* [GIVEN EXERCISE]: Starting at the first line of the data, please print exactly those lines through the one that holds "const RIGHT_DY = -6;", omitting every picture.

▬▬▬▬▬▬

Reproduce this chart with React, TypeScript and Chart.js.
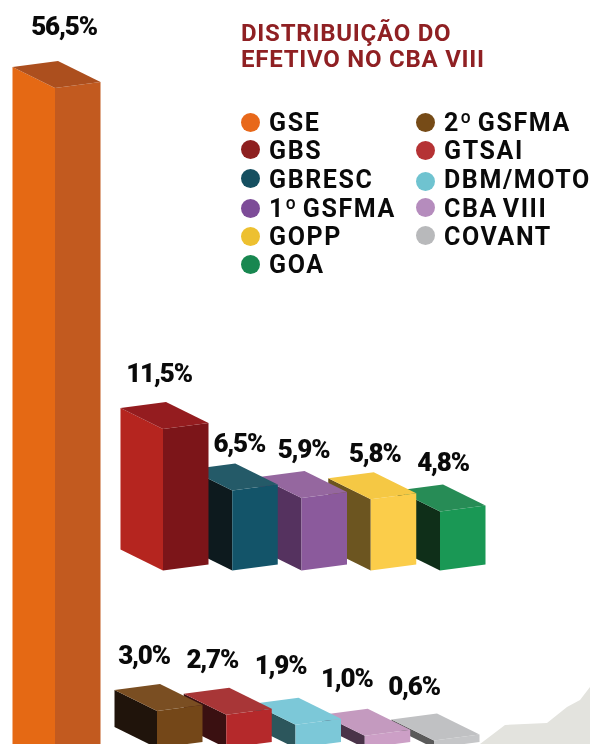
import React, { useEffect, useRef } from "react";
import { Chart, BarController, registerables } from "chart.js";

// ---------- data ----------
const titleLines = ["DISTRIBUIÇÃO DO", "EFETIVO NO CBA VIII"];

const topCategories = ["GSE"];
const topValues = [56.5];
const topColors = ["#e8681a"];

const midCategories = ["GBS", "GBRESC", "1º GSFMA", "GOPP", "GOA"];
const midValues = [11.5, 6.5, 5.9, 5.8, 4.8];
const midColors = ["#8e2020", "#154f60", "#7d4c98", "#edc030", "#188750"];

const lowCategories = ["2º GSFMA", "GTSAI", "DBM/MOTO", "CBA VIII", "COVANT"];
const lowValues = [3.0, 2.7, 1.9, 1.0, 0.6];
const lowColors = ["#764b17", "#b53234", "#6fc3d0", "#b58cbd", "#b8b9bb"];

// ---------- styles & layout ----------
const W = 590;
const VIEW_H = 744;
const CANVAS_H = 800; // the tallest bar runs off the bottom of the picture
const PX_PER_PCT = 12.3;
const PITCH = 69.25;
const X_RANGE = W / PITCH;
const Y_RANGE = CANVAS_H / PX_PER_PCT;

const FONT = "Roboto, sans-serif";

type Faces = { left: string[]; right: string[]; top: string[] };

const topFaces: Faces = { left: ["#e56914"], right: ["#c25a1f"], top: ["#ac4f1e"] };
const midFaces: Faces = {
  left: ["#b5251f", "#0d1a1e", "#55325f", "#6c5520", "#0f2f19"],
  right: ["#7c1519", "#135469", "#8b5a9c", "#fbcd4a", "#1a9855"],
  top: ["#941c1f", "#245a68", "#95679f", "#f5c844", "#278c56"],
};
const lowFaces: Faces = {
  left: ["#20140b", "#3a1011", "#2c565c", "#4a3349", "#5a5a5a"],
  right: ["#744718", "#b5292b", "#7cc8d8", "#cc9fc6", "#c5c6c8"],
  top: ["#7a4e22", "#a83637", "#7cc8d8", "#c49abf", "#c0c1c3"],
};

// box projection, measured from the front edge of a bar
const LEFT_DX = -42.5;
const LEFT_DY = -21;
const RIGHT_DX = 45.5;
const RIGHT_DY = -6;

const topLabelOffsets = [[9, -60]];
const midLabelOffsets = [[-4, -54], [7, -45], [2, -46], [4, -44], [3, -47]];
const lowLabelOffsets = [[-13, -54], [-14, -53], [-15, -57], [-18, -55], [-20, -52]];

const legendCol1 = [123, 151, 180, 209, 237, 265];
const legendCol2 = [123, 151, 180, 209, 237];
const dotCol1 = [122, 149, 178, 208, 236, 264];
const dotCol2 = [122, 150, 181, 207, 235];

// ---------- 3D bar controller ----------
function poly(ctx: CanvasRenderingContext2D, pts: number[][], color: string) {
  ctx.beginPath();
  pts.forEach((p, i) => (i ? ctx.lineTo(p[0], p[1]) : ctx.moveTo(p[0], p[1])));
  ctx.closePath();
  ctx.fillStyle = color;
  ctx.fill();
}

class Bar3DController extends BarController {
  // each row has its own x axis, so a bar sits exactly on its scale pixel
  _calculateBarIndexPixels(index: number, ruler: any) {
    const center = ruler.pixels[index];
    return { base: center - 20, head: center + 20, center, size: 40 };
  }
  draw() {
    const ctx = this.chart.ctx;
    const ds: any = this.getDataset();
    const els: any[] = this._cachedMeta.data as any[];
    // painted right to left: each box hides part of its right-hand neighbour
    for (let i = els.length - 1; i >= 0; i--) {
      const { x, y, base } = els[i];
      const h = base - y;
      const lx = x + LEFT_DX;
      const rx = x + RIGHT_DX;
      const ly = y + LEFT_DY;
      const ry = y + RIGHT_DY;
      poly(ctx, [[lx, ly], [x, y], [x, y + h], [lx, ly + h]], ds.faces.left[i]);
      poly(ctx, [[x, y], [rx, ry], [rx, ry + h], [x, y + h]], ds.faces.right[i]);
      poly(ctx, [[lx, ly], [x + LEFT_DX + RIGHT_DX, y + LEFT_DY + RIGHT_DY], [rx, ry], [x, y]], ds.faces.top[i]);
    }
  }
}
(Bar3DController as any).id = "bar3d";
(Bar3DController as any).defaults = (BarController as any).defaults;
(Bar3DController as any).overrides = (BarController as any).overrides;

Chart.register(...registerables, Bar3DController as any);

const valueLabels = {
  id: "valueLabels",
  afterDatasetsDraw(chart: any) {
    const ctx = chart.ctx;
    ctx.save();
    ctx.font = `900 26px ${FONT}`;
    (ctx as any).letterSpacing = "-1.2px";
    ctx.fillStyle = "#0a0a0a";
    ctx.textAlign = "center";
    ctx.textBaseline = "middle";
    chart.data.datasets.forEach((ds: any, d: number) => {
      chart.getDatasetMeta(d).data.forEach((el: any, i: number) => {
        const text = ds.data[i].y.toFixed(1).replace(".", ",") + "%";
        const [ox, oy] = ds.labelOffsets[i];
        ctx.fillText(text, el.x + ox, el.y + oy);
      });
    });
    ctx.restore();
  },
};

const points = (vals: number[]) => vals.map((v, i) => ({ x: i, y: v }));

function xAxis(firstPx: number) {
  const min = -firstPx / PITCH;
  return { type: "linear" as const, display: false, offset: false, min, max: min + X_RANGE };
}
function yAxis(baselinePx: number) {
  const min = (baselinePx - CANVAS_H) / PX_PER_PCT;
  return { type: "linear" as const, display: false, min, max: min + Y_RANGE };
}

function LegendItem({ label, color, x, y, dotY }: { label: string; color: string; x: number; y: number; dotY: number }) {
  return (
    <div style={{ position: "absolute", left: x, top: y - 15, height: 30, lineHeight: "30px", whiteSpace: "nowrap" }}>
      <span
        style={{
          position: "absolute",
          left: -28.5,
          top: dotY - y + 5.5,
          width: 19,
          height: 19,
          borderRadius: "50%",
          background: color,
        }}
      />
      <span>{label}</span>
    </div>
  );
}

export default function App() {
  const ref = useRef<HTMLCanvasElement>(null);

  useEffect(() => {
    const chart = new Chart(ref.current as HTMLCanvasElement, {
      type: "bar3d" as any,
      data: {
        datasets: [
          {
            label: "GSE",
            data: points(topValues),
            categories: topCategories,
            backgroundColor: topColors,
            faces: topFaces,
            labelOffsets: topLabelOffsets,
            xAxisID: "xTop",
            yAxisID: "yTop",
            grouped: false,
            clip: false,
          },
          {
            label: "Médios",
            data: points(midValues),
            categories: midCategories,
            backgroundColor: midColors,
            faces: midFaces,
            labelOffsets: midLabelOffsets,
            xAxisID: "xMid",
            yAxisID: "yMid",
            grouped: false,
            clip: false,
          },
          {
            label: "Menores",
            data: points(lowValues),
            categories: lowCategories,
            backgroundColor: lowColors,
            faces: lowFaces,
            labelOffsets: lowLabelOffsets,
            xAxisID: "xLow",
            yAxisID: "yLow",
            grouped: false,
            clip: false,
          },
        ] as any,
      },
      options: {
        responsive: false,
        animation: false,
        events: [],
        layout: { padding: 0 },
        plugins: { legend: { display: false }, tooltip: { enabled: false } },
        scales: {
          xTop: xAxis(55),
          yTop: yAxis(783),
          xMid: xAxis(163),
          yMid: yAxis(570.5),
          xLow: xAxis(157),
          yLow: yAxis(748),
        },
      } as any,
      plugins: [valueLabels],
    });
    return () => chart.destroy();
  }, []);

  return (
    <div
      style={{
        position: "absolute",
        left: 0,
        top: 0,
        width: W,
        height: VIEW_H,
        overflow: "hidden",
        background: "#ffffff",
        fontFamily: FONT,
      }}
    >
      <svg width={W} height={VIEW_H} style={{ position: "absolute", left: 0, top: 0 }}>
        <polygon points="480,744 505,725 547,723 567,707 580,700 590,687 590,744" fill="#e3e3de" />
      </svg>
      <canvas
        ref={ref}
        width={W}
        height={CANVAS_H}
        style={{ position: "absolute", left: 0, top: 0, display: "block" }}
      />
      <div
        style={{
          position: "absolute",
          left: 241,
          top: 21,
          color: "#8f2023",
          fontWeight: 700,
          fontSize: 24,
          lineHeight: "25.5px",
          letterSpacing: "0.75px",
          whiteSpace: "nowrap",
        }}
      >
        {titleLines.map((t) => (
          <div key={t}>{t}</div>
        ))}
      </div>
      <div style={{ color: "#0a0a0a", fontWeight: 700, fontSize: 25, letterSpacing: "1.6px", wordSpacing: "-3px" }}>
        {[...topCategories, ...midCategories].map((c, i) => (
          <LegendItem key={c} label={c} color={[...topColors, ...midColors][i]} x={269} y={legendCol1[i]} dotY={dotCol1[i]} />
        ))}
        {lowCategories.map((c, i) => (
          <LegendItem key={c} label={c} color={lowColors[i]} x={444} y={legendCol2[i]} dotY={dotCol2[i]} />
        ))}
      </div>
    </div>
  );
}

▬▬▬▬▬▬

* [RESULT OF THIS EXERCISE]:
Reproduce this chart with React, TypeScript and Chart.js.
import React, { useEffect, useRef } from "react";
import { Chart, BarController, registerables } from "chart.js";

// ---------- data ----------
const titleLines = ["DISTRIBUIÇÃO DO", "EFETIVO NO CBA VIII"];

const topCategories = ["GSE"];
const topValues = [56.5];
const topColors = ["#e8681a"];

const midCategories = ["GBS", "GBRESC", "1º GSFMA", "GOPP", "GOA"];
const midValues = [11.5, 6.5, 5.9, 5.8, 4.8];
const midColors = ["#8e2020", "#154f60", "#7d4c98", "#edc030", "#188750"];

const lowCategories = ["2º GSFMA", "GTSAI", "DBM/MOTO", "CBA VIII", "COVANT"];
const lowValues = [3.0, 2.7, 1.9, 1.0, 0.6];
const lowColors = ["#764b17", "#b53234", "#6fc3d0", "#b58cbd", "#b8b9bb"];

// ---------- styles & layout ----------
const W = 590;
const VIEW_H = 744;
const CANVAS_H = 800; // the tallest bar runs off the bottom of the picture
const PX_PER_PCT = 12.3;
const PITCH = 69.25;
const X_RANGE = W / PITCH;
const Y_RANGE = CANVAS_H / PX_PER_PCT;

const FONT = "Roboto, sans-serif";

type Faces = { left: string[]; right: string[]; top: string[] };

const topFaces: Faces = { left: ["#e56914"], right: ["#c25a1f"], top: ["#ac4f1e"] };
const midFaces: Faces = {
  left: ["#b5251f", "#0d1a1e", "#55325f", "#6c5520", "#0f2f19"],
  right: ["#7c1519", "#135469", "#8b5a9c", "#fbcd4a", "#1a9855"],
  top: ["#941c1f", "#245a68", "#95679f", "#f5c844", "#278c56"],
};
const lowFaces: Faces = {
  left: ["#20140b", "#3a1011", "#2c565c", "#4a3349", "#5a5a5a"],
  right: ["#744718", "#b5292b", "#7cc8d8", "#cc9fc6", "#c5c6c8"],
  top: ["#7a4e22", "#a83637", "#7cc8d8", "#c49abf", "#c0c1c3"],
};

// box projection, measured from the front edge of a bar
const LEFT_DX = -42.5;
const LEFT_DY = -21;
const RIGHT_DX = 45.5;
const RIGHT_DY = -6;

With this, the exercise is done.